Informal sector

“I have taken numbers of trainings. This training is different to any other ToTs (Training of Trainers). This ToT will definitely help to deliver effective training for the illiterate people also” – Sarswati Limbu, a participant of the HITT Learning Approach ToT, expressed her view during the ToT closing ceremony.

The impact of Travel and Tourism on Nepal’s economy, according to the World Travel & Tourism Council, was the direct contribution of 412 500 jobs and 4% of GDP in 2011. According to the International Labour Organisation, over 70% of the economically active population is involved in the informal economy. While these statistics are not directly connected, they would suggest that the market for HITT’s work in Nepal in large.

While the advantages of working in the informal economy are often well-publicised – avoiding tax etc – there are also numerous downsides. Informal workers are often subjected to extremely heavy workloads, unsociable hours, ‘attached’ labour, unhealthy conditions, lack of skills and inability to access training, lack of formal written contracts that provide accountability, harassment and discrimination based on gender, caste or locality, and fragile job security.

HITT aims to equip informal workers to capitalize on tourism opportunities after benefitting from practical, market-oriented training and strengthen links with the formal tourism sector.

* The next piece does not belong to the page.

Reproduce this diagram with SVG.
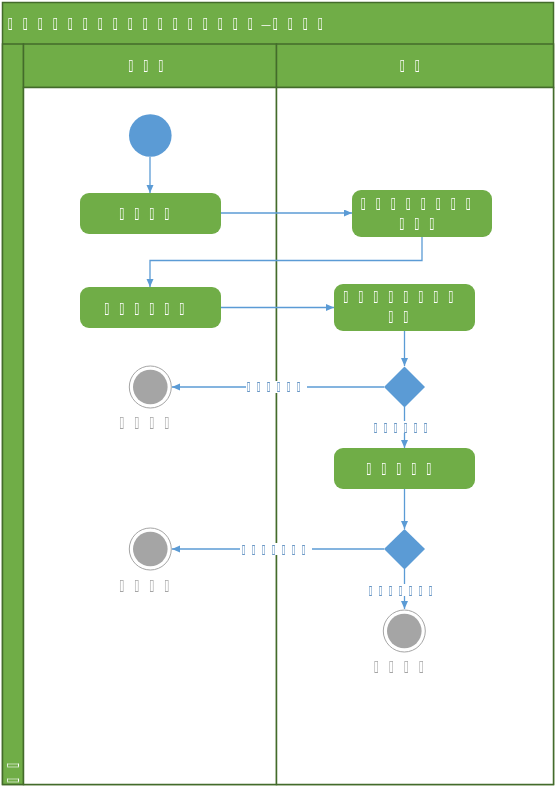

In this way, many of the disadvantages of being employed in the informal sector can be eradicated and workers can enjoy a fairer system of work that offers opportunities rather than restrictions and exploitation. As displayed by Sarswati’s words, HITT’s Learning Approach training model is not limited in effectiveness to literate workers, but will be much more widely applicable.

The five occupations focused on by the HITT programme – assistant cook, waiter, housekeepers, trekking guides, and homestay/lodge operators – are occupations that are usually found in the informal sector and as such are in many ways outside of government economic control. By enacting high quality vocational training schemes for these occupations, the effects will be felt directly by the beneficiaries trained, by future beneficiaries trained by partner organisations as part of a more long-term work, and through a multiplier effect as these beneficiaries spend their disposable income in the local economy.